_PROVIDED MATERIAL_
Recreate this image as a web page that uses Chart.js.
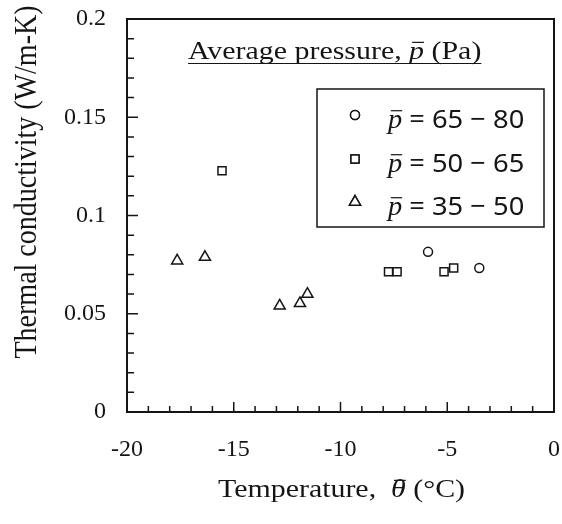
<!DOCTYPE html>
<html>
<head>
<meta charset="utf-8">
<script src="https://cdn.jsdelivr.net/npm/chart.js@4.4.0/dist/chart.umd.min.js"></script>
<style>
html, body { margin: 0; padding: 0; background: #fff; }
</style>
</head>
<body>
<canvas id="thermal_chart" width="562" height="524"></canvas>
<script>
// data
const seriesNames = ['65 \u2212 80', '50 \u2212 65', '35 \u2212 50'];
const seriesStyles = ['circle', 'rect', 'triangle'];
const circleTemp = [-5.9, -3.5];
const circleK = [0.0815, 0.0733];
const squareTemp = [-15.55, -7.75, -7.35, -5.15, -4.7];
const squareK = [0.1228, 0.0714, 0.0714, 0.0714, 0.0733];
const triangleTemp = [-17.65, -16.35, -12.85, -11.9, -11.55];
const triangleK = [0.077, 0.0788, 0.054, 0.0553, 0.06];
const xTickLabels = ['-20', '-15', '-10', '-5', '0'];
const yTickLabels = ['0', '0.05', '0.1', '0.15', '0.2'];

const INK = '#151515';
const SERIF = "'Liberation Serif', 'Times New Roman', serif";
const SANS = "'Noto Sans', 'DejaVu Sans', sans-serif";
const STRETCH = 1.15; // the scanned text is a bit wide
const pointSizes = { circle: 4.5, rect: 5.7, triangle: 6.4 };

function to_points(xs, ys) {
    return xs.map((x, i) => ({ x: x, y: ys[i] }));
}

function make_dataset(name, xs, ys, style) {
    return {
        label: name,
        data: to_points(xs, ys),
        pointStyle: style,
        pointRadius: pointSizes[style],
        pointBackgroundColor: '#fff',
        pointBorderColor: INK,
        pointBorderWidth: 1.5,
        showLine: false
    };
}

// italic letter with a bar over it, returns the x after the letter
function bar_letter(ctx, ch, x, y, size) {
    ctx.font = 'italic ' + size + 'px ' + SERIF;
    const w = ctx.measureText(ch).width;
    ctx.fillText(ch, x, y);
    ctx.beginPath();
    ctx.lineWidth = 1.2;
    ctx.moveTo(x + w * 0.2, y - size * 0.64);
    ctx.lineTo(x + w * 1.0, y - size * 0.64);
    ctx.stroke();
    return x + w;
}

// plain text / barred letter pieces drawn in a row, in local coords
function text_run(ctx, parts, size) {
    let x = 0;
    parts.forEach(p => {
        if (p.bar) {
            x = bar_letter(ctx, p.bar, x, 0, size);
        } else {
            ctx.font = (p.font || (size + 'px ' + SERIF));
            ctx.fillText(p.text, x, 0);
            x += ctx.measureText(p.text).width;
        }
    });
    return x;
}

const frame_plugin = {
    id: 'frame_plugin',
    afterDraw(chart) {
        const ctx = chart.ctx;
        const a = chart.chartArea;
        const xs = chart.scales.x, ys = chart.scales.y;
        ctx.save();
        ctx.strokeStyle = INK;
        ctx.fillStyle = INK;

        // box
        ctx.lineWidth = 2;
        ctx.strokeRect(a.left, a.top, a.right - a.left, a.bottom - a.top);

        // inward ticks, bottom and left only
        ctx.lineWidth = 1.5;
        ctx.beginPath();
        for (let i = 1; i < 20; i++) {
            const px = xs.getPixelForValue(-20 + i);
            const len = i % 5 == 0 ? 10 : 6;
            ctx.moveTo(px, a.bottom);
            ctx.lineTo(px, a.bottom - len);
        }
        for (let i = 1; i < 20; i++) {
            const py = ys.getPixelForValue(i * 0.01);
            const len = i % 5 == 0 ? 11 : 7;
            ctx.moveTo(a.left, py);
            ctx.lineTo(a.left + len, py);
        }
        ctx.stroke();

        ctx.textBaseline = 'alphabetic';
        ctx.textAlign = 'left';

        // heading with underline
        ctx.save();
        ctx.translate(188, 59);
        ctx.scale(STRETCH, 1);
        const hw = text_run(ctx, [{ text: 'Average pressure, ' }, { bar: 'p' }, { text: ' (Pa)' }], 26);
        ctx.lineWidth = 1.2;
        ctx.beginPath();
        ctx.moveTo(0, 4.5);
        ctx.lineTo(hw, 4.5);
        ctx.stroke();
        ctx.restore();

        // legend box
        ctx.lineWidth = 1.5;
        ctx.strokeRect(317, 89, 227, 138);
        const rowBase = [128, 172, 215];
        seriesNames.forEach((name, i) => {
            const style = seriesStyles[i];
            ctx.fillStyle = '#fff';
            ctx.lineWidth = 1.5;
            Chart.helpers.drawPoint(ctx, {
                pointStyle: style,
                radius: pointSizes[style],
                borderWidth: 1.5,
                rotation: 0
            }, 355, rowBase[i] - 13);
            ctx.fill();
            ctx.stroke();
            ctx.fillStyle = INK;
            ctx.save();
            ctx.translate(388, rowBase[i]);
            ctx.scale(1.05, 1);
            text_run(ctx, [{ bar: 'p' }, { text: ' = ' + name, font: '26px ' + SANS }], 27);
            ctx.restore();
        });

        // x axis title
        ctx.save();
        ctx.translate(218, 497);
        ctx.scale(STRETCH, 1);
        text_run(ctx, [{ text: 'Temperature,  ' }, { bar: '\u03b8' }, { text: ' (\u00b0C)' }], 26);
        ctx.restore();

        // y axis title
        ctx.save();
        ctx.translate(28, 182);
        ctx.rotate(-Math.PI / 2);
        ctx.scale(1, 1.1);
        ctx.textAlign = 'center';
        ctx.textBaseline = 'middle';
        ctx.font = '28px ' + SERIF;
        ctx.fillText('Thermal conductivity (W/m-K)', 0, 0);
        ctx.restore();

        ctx.restore();
    }
};

// tick marks are kept invisible, they only push the labels off the axis
const hiddenGrid = (len) => ({
    display: true,
    drawOnChartArea: false,
    drawTicks: true,
    tickLength: len,
    tickColor: 'rgba(0,0,0,0)'
});

const ctx = document.getElementById('thermal_chart').getContext('2d');

new Chart(ctx, {
    type: 'scatter',
    data: {
        datasets: [
            make_dataset(seriesNames[0], circleTemp, circleK, 'circle'),
            make_dataset(seriesNames[1], squareTemp, squareK, 'rect'),
            make_dataset(seriesNames[2], triangleTemp, triangleK, 'triangle')
        ]
    },
    options: {
        responsive: false,
        animation: false,
        layout: { padding: { top: 19, right: 7, left: 0, bottom: 0 } },
        plugins: {
            legend: { display: false },
            tooltip: { enabled: false }
        },
        scales: {
            x: {
                type: 'linear',
                min: -20,
                max: 0,
                grid: hiddenGrid(21),
                border: { display: false },
                ticks: {
                    stepSize: 5,
                    color: INK,
                    padding: 2,
                    font: { family: SERIF, size: 24 },
                    callback: (v, i) => xTickLabels[i]
                },
                afterFit: (scale) => { scale.height = 112; }
            },
            y: {
                min: 0,
                max: 0.2,
                grid: hiddenGrid(19),
                border: { display: false },
                ticks: {
                    stepSize: 0.05,
                    color: INK,
                    padding: 2,
                    font: { family: SERIF, size: 24 },
                    callback: (v, i) => yTickLabels[i]
                },
                afterFit: (scale) => { scale.width = 127; }
            }
        }
    },
    plugins: [frame_plugin]
});
</script>
</body>
</html>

_TASK OBJECTIVE_
Repeat the listing above exactly from its first line to the line containing "const yTickLabels = ['0', '0.05', '0.1', '0.15', '0.2'];", both included, and omit the pictures.

_WRITTEN SOLUTION_
Recreate this image as a web page that uses Chart.js.
<!DOCTYPE html>
<html>
<head>
<meta charset="utf-8">
<script src="https://cdn.jsdelivr.net/npm/chart.js@4.4.0/dist/chart.umd.min.js"></script>
<style>
html, body { margin: 0; padding: 0; background: #fff; }
</style>
</head>
<body>
<canvas id="thermal_chart" width="562" height="524"></canvas>
<script>
// data
const seriesNames = ['65 \u2212 80', '50 \u2212 65', '35 \u2212 50'];
const seriesStyles = ['circle', 'rect', 'triangle'];
const circleTemp = [-5.9, -3.5];
const circleK = [0.0815, 0.0733];
const squareTemp = [-15.55, -7.75, -7.35, -5.15, -4.7];
const squareK = [0.1228, 0.0714, 0.0714, 0.0714, 0.0733];
const triangleTemp = [-17.65, -16.35, -12.85, -11.9, -11.55];
const triangleK = [0.077, 0.0788, 0.054, 0.0553, 0.06];
const xTickLabels = ['-20', '-15', '-10', '-5', '0'];
const yTickLabels = ['0', '0.05', '0.1', '0.15', '0.2'];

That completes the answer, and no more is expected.